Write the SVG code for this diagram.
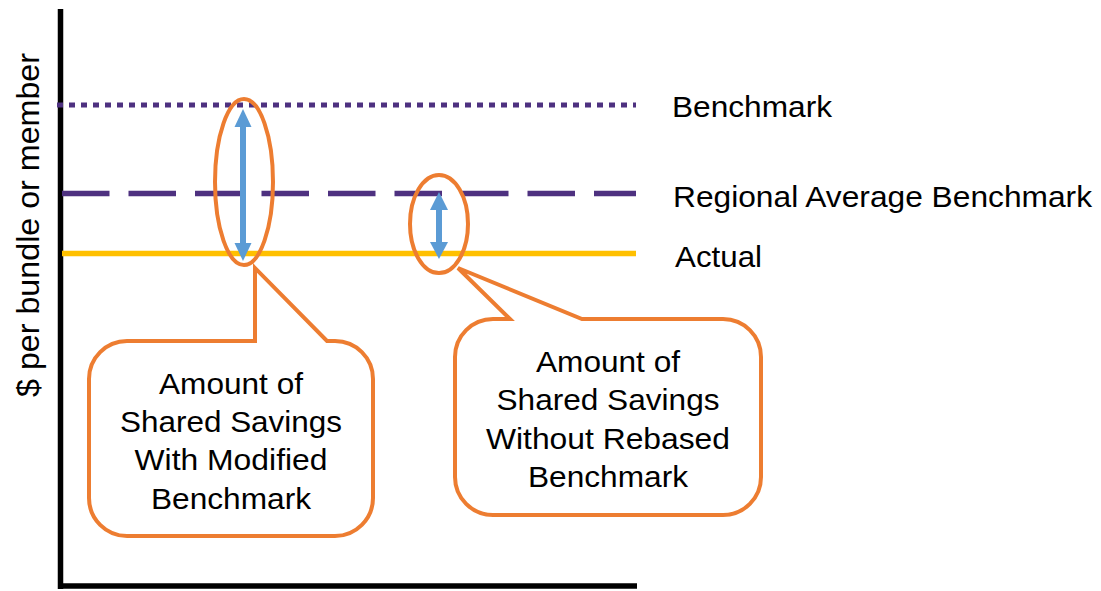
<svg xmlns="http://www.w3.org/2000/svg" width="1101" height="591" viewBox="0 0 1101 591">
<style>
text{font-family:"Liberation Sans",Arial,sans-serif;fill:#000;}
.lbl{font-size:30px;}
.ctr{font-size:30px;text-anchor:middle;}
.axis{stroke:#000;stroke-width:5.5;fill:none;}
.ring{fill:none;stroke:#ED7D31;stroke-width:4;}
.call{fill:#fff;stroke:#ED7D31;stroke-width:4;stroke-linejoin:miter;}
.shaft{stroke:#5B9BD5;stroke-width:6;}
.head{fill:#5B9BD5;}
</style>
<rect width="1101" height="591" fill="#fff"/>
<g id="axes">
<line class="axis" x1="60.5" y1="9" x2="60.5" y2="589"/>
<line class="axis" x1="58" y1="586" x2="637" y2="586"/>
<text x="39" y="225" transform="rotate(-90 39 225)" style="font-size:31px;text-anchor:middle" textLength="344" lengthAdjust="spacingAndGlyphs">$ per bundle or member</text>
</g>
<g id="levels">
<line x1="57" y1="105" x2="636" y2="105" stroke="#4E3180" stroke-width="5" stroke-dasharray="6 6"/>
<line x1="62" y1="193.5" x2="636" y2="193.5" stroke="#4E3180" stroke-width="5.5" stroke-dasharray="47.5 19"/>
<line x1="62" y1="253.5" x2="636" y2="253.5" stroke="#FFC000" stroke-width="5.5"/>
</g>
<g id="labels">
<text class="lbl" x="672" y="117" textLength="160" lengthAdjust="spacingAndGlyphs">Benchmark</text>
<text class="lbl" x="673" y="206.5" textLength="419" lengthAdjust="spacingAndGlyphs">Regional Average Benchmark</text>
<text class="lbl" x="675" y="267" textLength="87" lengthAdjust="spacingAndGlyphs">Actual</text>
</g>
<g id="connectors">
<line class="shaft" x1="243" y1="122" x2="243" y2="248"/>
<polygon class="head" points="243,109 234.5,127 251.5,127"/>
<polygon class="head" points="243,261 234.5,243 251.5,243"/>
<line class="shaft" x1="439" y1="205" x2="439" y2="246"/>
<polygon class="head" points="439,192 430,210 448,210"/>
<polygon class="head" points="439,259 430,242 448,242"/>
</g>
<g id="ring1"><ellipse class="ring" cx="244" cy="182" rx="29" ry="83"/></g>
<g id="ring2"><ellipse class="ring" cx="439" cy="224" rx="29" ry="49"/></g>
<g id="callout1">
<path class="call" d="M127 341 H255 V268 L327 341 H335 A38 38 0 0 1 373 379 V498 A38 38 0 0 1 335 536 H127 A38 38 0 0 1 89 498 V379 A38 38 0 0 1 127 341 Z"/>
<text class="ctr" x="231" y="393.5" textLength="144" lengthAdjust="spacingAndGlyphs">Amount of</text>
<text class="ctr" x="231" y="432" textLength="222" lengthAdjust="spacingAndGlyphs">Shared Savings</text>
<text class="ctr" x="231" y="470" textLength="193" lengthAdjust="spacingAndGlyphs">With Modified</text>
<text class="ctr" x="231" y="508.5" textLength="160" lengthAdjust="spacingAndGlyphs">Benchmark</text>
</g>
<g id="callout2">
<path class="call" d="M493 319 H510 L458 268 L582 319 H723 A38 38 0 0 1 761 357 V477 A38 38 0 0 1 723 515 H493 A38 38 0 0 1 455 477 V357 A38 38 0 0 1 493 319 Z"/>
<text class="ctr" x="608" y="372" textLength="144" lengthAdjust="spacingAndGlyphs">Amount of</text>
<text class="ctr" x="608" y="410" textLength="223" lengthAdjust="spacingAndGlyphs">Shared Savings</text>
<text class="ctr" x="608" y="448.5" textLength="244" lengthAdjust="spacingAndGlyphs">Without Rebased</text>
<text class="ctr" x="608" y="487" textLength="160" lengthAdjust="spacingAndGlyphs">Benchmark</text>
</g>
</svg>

####################

Please transcribe the material above exactly as written. Leave the pictures out.

Written answer:
Write the SVG code for this diagram.
<svg xmlns="http://www.w3.org/2000/svg" width="1101" height="591" viewBox="0 0 1101 591">
<style>
text{font-family:"Liberation Sans",Arial,sans-serif;fill:#000;}
.lbl{font-size:30px;}
.ctr{font-size:30px;text-anchor:middle;}
.axis{stroke:#000;stroke-width:5.5;fill:none;}
.ring{fill:none;stroke:#ED7D31;stroke-width:4;}
.call{fill:#fff;stroke:#ED7D31;stroke-width:4;stroke-linejoin:miter;}
.shaft{stroke:#5B9BD5;stroke-width:6;}
.head{fill:#5B9BD5;}
</style>
<rect width="1101" height="591" fill="#fff"/>
<g id="axes">
<line class="axis" x1="60.5" y1="9" x2="60.5" y2="589"/>
<line class="axis" x1="58" y1="586" x2="637" y2="586"/>
<text x="39" y="225" transform="rotate(-90 39 225)" style="font-size:31px;text-anchor:middle" textLength="344" lengthAdjust="spacingAndGlyphs">$ per bundle or member</text>
</g>
<g id="levels">
<line x1="57" y1="105" x2="636" y2="105" stroke="#4E3180" stroke-width="5" stroke-dasharray="6 6"/>
<line x1="62" y1="193.5" x2="636" y2="193.5" stroke="#4E3180" stroke-width="5.5" stroke-dasharray="47.5 19"/>
<line x1="62" y1="253.5" x2="636" y2="253.5" stroke="#FFC000" stroke-width="5.5"/>
</g>
<g id="labels">
<text class="lbl" x="672" y="117" textLength="160" lengthAdjust="spacingAndGlyphs">Benchmark</text>
<text class="lbl" x="673" y="206.5" textLength="419" lengthAdjust="spacingAndGlyphs">Regional Average Benchmark</text>
<text class="lbl" x="675" y="267" textLength="87" lengthAdjust="spacingAndGlyphs">Actual</text>
</g>
<g id="connectors">
<line class="shaft" x1="243" y1="122" x2="243" y2="248"/>
<polygon class="head" points="243,109 234.5,127 251.5,127"/>
<polygon class="head" points="243,261 234.5,243 251.5,243"/>
<line class="shaft" x1="439" y1="205" x2="439" y2="246"/>
<polygon class="head" points="439,192 430,210 448,210"/>
<polygon class="head" points="439,259 430,242 448,242"/>
</g>
<g id="ring1"><ellipse class="ring" cx="244" cy="182" rx="29" ry="83"/></g>
<g id="ring2"><ellipse class="ring" cx="439" cy="224" rx="29" ry="49"/></g>
<g id="callout1">
<path class="call" d="M127 341 H255 V268 L327 341 H335 A38 38 0 0 1 373 379 V498 A38 38 0 0 1 335 536 H127 A38 38 0 0 1 89 498 V379 A38 38 0 0 1 127 341 Z"/>
<text class="ctr" x="231" y="393.5" textLength="144" lengthAdjust="spacingAndGlyphs">Amount of</text>
<text class="ctr" x="231" y="432" textLength="222" lengthAdjust="spacingAndGlyphs">Shared Savings</text>
<text class="ctr" x="231" y="470" textLength="193" lengthAdjust="spacingAndGlyphs">With Modified</text>
<text class="ctr" x="231" y="508.5" textLength="160" lengthAdjust="spacingAndGlyphs">Benchmark</text>
</g>
<g id="callout2">
<path class="call" d="M493 319 H510 L458 268 L582 319 H723 A38 38 0 0 1 761 357 V477 A38 38 0 0 1 723 515 H493 A38 38 0 0 1 455 477 V357 A38 38 0 0 1 493 319 Z"/>
<text class="ctr" x="608" y="372" textLength="144" lengthAdjust="spacingAndGlyphs">Amount of</text>
<text class="ctr" x="608" y="410" textLength="223" lengthAdjust="spacingAndGlyphs">Shared Savings</text>
<text class="ctr" x="608" y="448.5" textLength="244" lengthAdjust="spacingAndGlyphs">Without Rebased</text>
<text class="ctr" x="608" y="487" textLength="160" lengthAdjust="spacingAndGlyphs">Benchmark</text>
</g>
</svg>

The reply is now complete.